──────── Information provided
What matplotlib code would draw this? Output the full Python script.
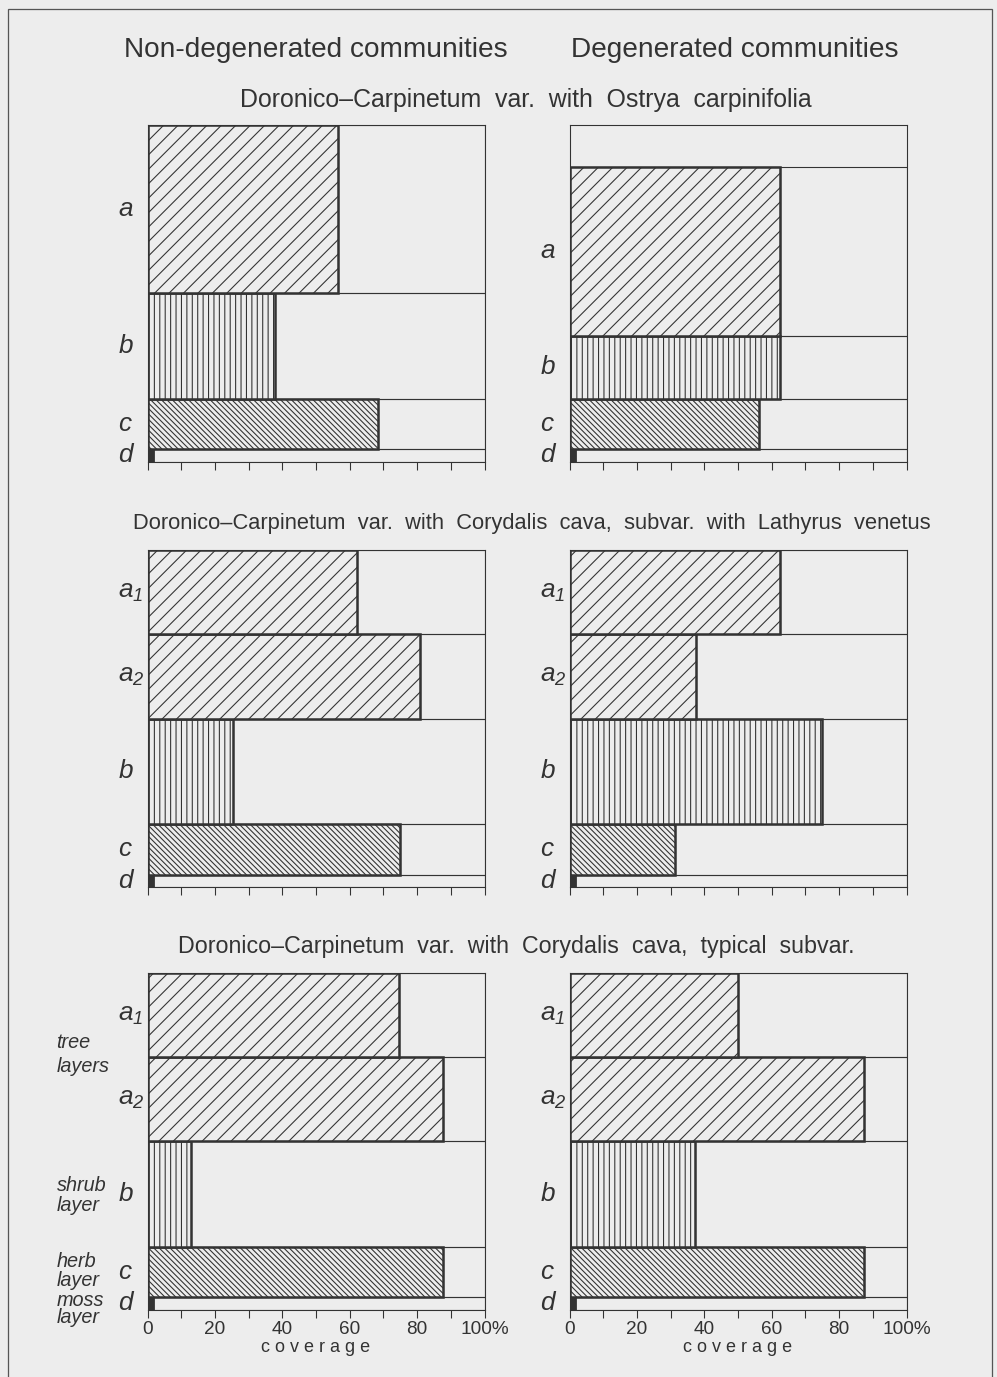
import numpy as np
import matplotlib
matplotlib.use('Agg')
import matplotlib.pyplot as plt
import matplotlib.transforms as mtransforms

# ==========================================================
# 1. DADOS (camadas de baixo para cima: d, c, b, a / a2, a1)
# ==========================================================
col_titles = ['Non-degenerated communities', 'Degenerated communities']
row_titles = ['Doronico\u2013Carpinetum  var.  with  Ostrya  carpinifolia',
              'Doronico\u2013Carpinetum  var.  with  Corydalis  cava,  subvar.  with  Lathyrus  venetus',
              'Doronico\u2013Carpinetum  var.  with  Corydalis  cava,  typical  subvar.']

layers_row1 = ['d', 'c', 'b', 'a']
layers_row23 = ['d', 'c', 'b', 'a2', 'a1']
layer_text = {'a': '$a$', 'a1': '$a_1$', 'a2': '$a_2$', 'b': '$b$', 'c': '$c$', 'd': '$d$'}

# espessura de cada camada (altura relativa, caixa = 30)
thick_r1_non = [1.1, 4.5, 9.4, 15.0]
thick_r1_deg = [1.1, 4.5, 5.6, 15.0]
thick_r2_non = [1.1, 4.5, 9.4, 7.5, 7.5]
thick_r2_deg = [1.1, 4.5, 9.4, 7.5, 7.5]
thick_r3_non = [1.1, 4.5, 9.4, 7.5, 7.5]
thick_r3_deg = [1.1, 4.5, 9.4, 7.5, 7.5]

# cobertura (%)
cov_r1_non = [2, 68.5, 37.7, 56.5]
cov_r1_deg = [2, 56.3, 62.4, 62.4]
cov_r2_non = [2, 75.0, 25.3, 80.9, 62.3]
cov_r2_deg = [2, 31.4, 75.0, 37.4, 62.6]
cov_r3_non = [2, 87.6, 12.8, 87.6, 74.7]
cov_r3_deg = [2, 87.4, 37.2, 87.4, 49.9]

tick_vals = list(range(0, 101, 10))
tick_labels = ['0', '', '20', '', '40', '', '60', '', '80', '', '100%']

hatches = {'a': '///', 'a1': '///', 'a2': '///', 'b': '||||',
           'c': '\\\\\\\\\\\\\\\\', 'd': None}

# ==========================================================
# 2. ESTILO
# ==========================================================
DPI = 130
INK = '#333333'
BG = '#ededed'
plt.rcParams['font.family'] = ['Liberation Sans', 'DejaVu Sans']
plt.rcParams['mathtext.fontset'] = 'custom'
plt.rcParams['mathtext.it'] = 'Liberation Sans:italic'
plt.rcParams['mathtext.rm'] = 'Liberation Sans:italic'
plt.rcParams['hatch.linewidth'] = 0.6
plt.rcParams['hatch.color'] = INK

fig = plt.figure(figsize=(997 / DPI, 1377 / DPI), dpi=DPI, facecolor=BG)

W, H = 997.0, 1377.0
col_x = [147.5, 569.5]
row_top = [124.5, 550.0, 972.5]
box = 337.0

panels = [
    (0, 0, layers_row1, thick_r1_non, cov_r1_non),
    (0, 1, layers_row1, thick_r1_deg, cov_r1_deg),
    (1, 0, layers_row23, thick_r2_non, cov_r2_non),
    (1, 1, layers_row23, thick_r2_deg, cov_r2_deg),
    (2, 0, layers_row23, thick_r3_non, cov_r3_non),
    (2, 1, layers_row23, thick_r3_deg, cov_r3_deg),
]

# ==========================================================
# 3. PAINEIS
# ==========================================================
axes = {}
for r, c, layers, thick, cov in panels:
    ax = fig.add_axes([col_x[c] / W, 1 - (row_top[r] + box) / H, box / W, box / H])
    ax.set_facecolor(BG)
    axes[(r, c)] = ax
    bottoms = np.concatenate([[0], np.cumsum(thick)[:-1]])

    for name, b0, h, v in zip(layers, bottoms, thick, cov):
        # linha da camada em toda a largura
        ax.barh(b0, 100, height=h, left=0, align='edge', fill=False,
                edgecolor=INK, linewidth=0.6)
        if hatches[name] is None:
            ax.barh(b0, v, height=h, align='edge', color=INK, edgecolor=INK, linewidth=1.0)
        else:
            ax.barh(b0, v, height=h, align='edge', facecolor=BG, edgecolor=INK,
                    hatch=hatches[name], linewidth=1.4)
        trans = mtransforms.blended_transform_factory(ax.transAxes, ax.transData)
        ax.text(-0.088, b0 + h / 2, layer_text[name], transform=trans, ha='left',
                va='center', fontsize=14.5, color=INK)

    ax.set_xlim(0, 100)
    ax.set_ylim(0, 30)
    ax.set_yticks([])
    ax.set_xticks(tick_vals)
    ax.tick_params(axis='x', direction='out', length=4.5, width=0.6, color=INK,
                   labelsize=10.5, labelcolor=INK, pad=2)
    if r == 2:
        ax.set_xticklabels(tick_labels)
        ax.text(0.5, -0.114, 'c o v e r a g e', transform=ax.transAxes, ha='center',
                va='center', fontsize=10, color=INK)
    else:
        ax.set_xticklabels([])
    for s in ax.spines.values():
        s.set_linewidth(0.6)
        s.set_color(INK)

# ==========================================================
# 4. TITULOS E TEXTOS
# ==========================================================
fig.text(316 / W, 1 - 50 / H, col_titles[0], ha='center', va='center', fontsize=15.5, color=INK)
fig.text(735 / W, 1 - 50 / H, col_titles[1], ha='center', va='center', fontsize=15.5, color=INK)

row_title_y = [100, 523, 947]
row_title_x = [526, 532, 516]
row_title_size = [13.8, 12.1, 12.9]
for t, x, y, fs in zip(row_titles, row_title_x, row_title_y, row_title_size):
    fig.text(x / W, 1 - y / H, t, ha='center', va='center', fontsize=fs, color=INK)

# descricao das camadas (painel inferior esquerdo)
ax = axes[(2, 0)]
trans = mtransforms.blended_transform_factory(ax.transAxes, ax.transData)
side_text = [('tree', 23.8), ('layers', 21.6), ('shrub', 11.0), ('layer', 9.25),
             ('herb', 4.26), ('layer', 2.56), ('moss', 0.78), ('layer', -0.74)]
for txt, y in side_text:
    ax.text(-0.27, y, txt, transform=trans, ha='left', va='center',
            fontsize=11, style='italic', color=INK)

# moldura da pagina
fig.add_artist(plt.Rectangle((8 / W, -0.01), 984 / W, 1.01 - 9 / H, transform=fig.transFigure,
                             fill=False, edgecolor='#555555', linewidth=0.7))

plt.savefig('out.png', dpi=DPI, facecolor=BG)
plt.close()
print('[OK] Grafico salvo: out.png')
────────────────
### Short exercise
Copy the material shown above in full and exactly. Skip the pictures.

### Result
What matplotlib code would draw this? Output the full Python script.
import numpy as np
import matplotlib
matplotlib.use('Agg')
import matplotlib.pyplot as plt
import matplotlib.transforms as mtransforms

# ==========================================================
# 1. DADOS (camadas de baixo para cima: d, c, b, a / a2, a1)
# ==========================================================
col_titles = ['Non-degenerated communities', 'Degenerated communities']
row_titles = ['Doronico\u2013Carpinetum  var.  with  Ostrya  carpinifolia',
              'Doronico\u2013Carpinetum  var.  with  Corydalis  cava,  subvar.  with  Lathyrus  venetus',
              'Doronico\u2013Carpinetum  var.  with  Corydalis  cava,  typical  subvar.']

layers_row1 = ['d', 'c', 'b', 'a']
layers_row23 = ['d', 'c', 'b', 'a2', 'a1']
layer_text = {'a': '$a$', 'a1': '$a_1$', 'a2': '$a_2$', 'b': '$b$', 'c': '$c$', 'd': '$d$'}

# espessura de cada camada (altura relativa, caixa = 30)
thick_r1_non = [1.1, 4.5, 9.4, 15.0]
thick_r1_deg = [1.1, 4.5, 5.6, 15.0]
thick_r2_non = [1.1, 4.5, 9.4, 7.5, 7.5]
thick_r2_deg = [1.1, 4.5, 9.4, 7.5, 7.5]
thick_r3_non = [1.1, 4.5, 9.4, 7.5, 7.5]
thick_r3_deg = [1.1, 4.5, 9.4, 7.5, 7.5]

# cobertura (%)
cov_r1_non = [2, 68.5, 37.7, 56.5]
cov_r1_deg = [2, 56.3, 62.4, 62.4]
cov_r2_non = [2, 75.0, 25.3, 80.9, 62.3]
cov_r2_deg = [2, 31.4, 75.0, 37.4, 62.6]
cov_r3_non = [2, 87.6, 12.8, 87.6, 74.7]
cov_r3_deg = [2, 87.4, 37.2, 87.4, 49.9]

tick_vals = list(range(0, 101, 10))
tick_labels = ['0', '', '20', '', '40', '', '60', '', '80', '', '100%']

hatches = {'a': '///', 'a1': '///', 'a2': '///', 'b': '||||',
           'c': '\\\\\\\\\\\\\\\\', 'd': None}

# ==========================================================
# 2. ESTILO
# ==========================================================
DPI = 130
INK = '#333333'
BG = '#ededed'
plt.rcParams['font.family'] = ['Liberation Sans', 'DejaVu Sans']
plt.rcParams['mathtext.fontset'] = 'custom'
plt.rcParams['mathtext.it'] = 'Liberation Sans:italic'
plt.rcParams['mathtext.rm'] = 'Liberation Sans:italic'
plt.rcParams['hatch.linewidth'] = 0.6
plt.rcParams['hatch.color'] = INK

fig = plt.figure(figsize=(997 / DPI, 1377 / DPI), dpi=DPI, facecolor=BG)

W, H = 997.0, 1377.0
col_x = [147.5, 569.5]
row_top = [124.5, 550.0, 972.5]
box = 337.0

panels = [
    (0, 0, layers_row1, thick_r1_non, cov_r1_non),
    (0, 1, layers_row1, thick_r1_deg, cov_r1_deg),
    (1, 0, layers_row23, thick_r2_non, cov_r2_non),
    (1, 1, layers_row23, thick_r2_deg, cov_r2_deg),
    (2, 0, layers_row23, thick_r3_non, cov_r3_non),
    (2, 1, layers_row23, thick_r3_deg, cov_r3_deg),
]

# ==========================================================
# 3. PAINEIS
# ==========================================================
axes = {}
for r, c, layers, thick, cov in panels:
    ax = fig.add_axes([col_x[c] / W, 1 - (row_top[r] + box) / H, box / W, box / H])
    ax.set_facecolor(BG)
    axes[(r, c)] = ax
    bottoms = np.concatenate([[0], np.cumsum(thick)[:-1]])

    for name, b0, h, v in zip(layers, bottoms, thick, cov):
        # linha da camada em toda a largura
        ax.barh(b0, 100, height=h, left=0, align='edge', fill=False,
                edgecolor=INK, linewidth=0.6)
        if hatches[name] is None:
            ax.barh(b0, v, height=h, align='edge', color=INK, edgecolor=INK, linewidth=1.0)
        else:
            ax.barh(b0, v, height=h, align='edge', facecolor=BG, edgecolor=INK,
                    hatch=hatches[name], linewidth=1.4)
        trans = mtransforms.blended_transform_factory(ax.transAxes, ax.transData)
        ax.text(-0.088, b0 + h / 2, layer_text[name], transform=trans, ha='left',
                va='center', fontsize=14.5, color=INK)

    ax.set_xlim(0, 100)
    ax.set_ylim(0, 30)
    ax.set_yticks([])
    ax.set_xticks(tick_vals)
    ax.tick_params(axis='x', direction='out', length=4.5, width=0.6, color=INK,
                   labelsize=10.5, labelcolor=INK, pad=2)
    if r == 2:
        ax.set_xticklabels(tick_labels)
        ax.text(0.5, -0.114, 'c o v e r a g e', transform=ax.transAxes, ha='center',
                va='center', fontsize=10, color=INK)
    else:
        ax.set_xticklabels([])
    for s in ax.spines.values():
        s.set_linewidth(0.6)
        s.set_color(INK)

# ==========================================================
# 4. TITULOS E TEXTOS
# ==========================================================
fig.text(316 / W, 1 - 50 / H, col_titles[0], ha='center', va='center', fontsize=15.5, color=INK)
fig.text(735 / W, 1 - 50 / H, col_titles[1], ha='center', va='center', fontsize=15.5, color=INK)

row_title_y = [100, 523, 947]
row_title_x = [526, 532, 516]
row_title_size = [13.8, 12.1, 12.9]
for t, x, y, fs in zip(row_titles, row_title_x, row_title_y, row_title_size):
    fig.text(x / W, 1 - y / H, t, ha='center', va='center', fontsize=fs, color=INK)

# descricao das camadas (painel inferior esquerdo)
ax = axes[(2, 0)]
trans = mtransforms.blended_transform_factory(ax.transAxes, ax.transData)
side_text = [('tree', 23.8), ('layers', 21.6), ('shrub', 11.0), ('layer', 9.25),
             ('herb', 4.26), ('layer', 2.56), ('moss', 0.78), ('layer', -0.74)]
for txt, y in side_text:
    ax.text(-0.27, y, txt, transform=trans, ha='left', va='center',
            fontsize=11, style='italic', color=INK)

# moldura da pagina
fig.add_artist(plt.Rectangle((8 / W, -0.01), 984 / W, 1.01 - 9 / H, transform=fig.transFigure,
                             fill=False, edgecolor='#555555', linewidth=0.7))

plt.savefig('out.png', dpi=DPI, facecolor=BG)
plt.close()
print('[OK] Grafico salvo: out.png')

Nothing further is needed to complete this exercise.